The qualification opened the door for me to progress to a management position and almost immediately after graduation in 2014, I stepped up into the role of Immigration and Compliance Manager at London Met helping to rebuild after the events of 2012. It was a great time and we faced many challenges, but those also allowed for new opportunity. A colleague and I pitched, wrote and delivered a specialist training course for UKCISA based on our experience with credibility refusals. Delivering training to your expert peers is utterly nerve wracking but ultimately very rewarding! 

I was promoted to the Head of Student Services at LMU in 2016 and was elected to the UKCISA Board of Trustees in 2017. After some very busy years, I secured my current role as Assistant Director (Operations and Student Experience) at the University of Sunderland in London in January 2020. This is by far the most agile institution I’ve ever worked for and I am really enjoying the variety and challenges that have come my way.  

I made a conscious decision when starting my first management role to really be myself. This included keeping the occasional terrible joke and not diluting my working class London accent (think Eastender’s extra!) as I feel it’s part of opening the door for those who follow me.
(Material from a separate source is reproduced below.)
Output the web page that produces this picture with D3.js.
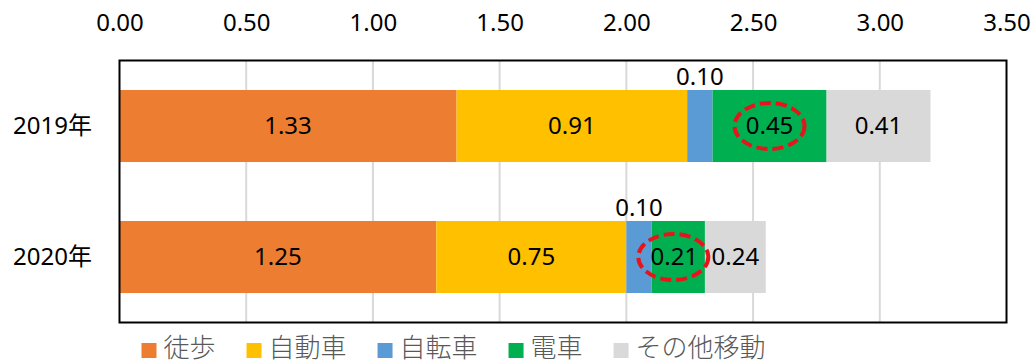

I like to think that I have always been a supportive colleague and I now see myself in a greater position to empower others.  

I volunteer as an Aurora HE Role Model and I am proud that for all of my HE career I have worked for institutions that have widening participation and social mobility at their core. It gives me great joy to think that I am playing a small role in encouraging those who I work with, and support in their studies, to realise their full potential.  

We have a long way to go to reach equality for all, but my goodness, with people of the calibre I’ve met in the HE sector, we really have the ability to get there.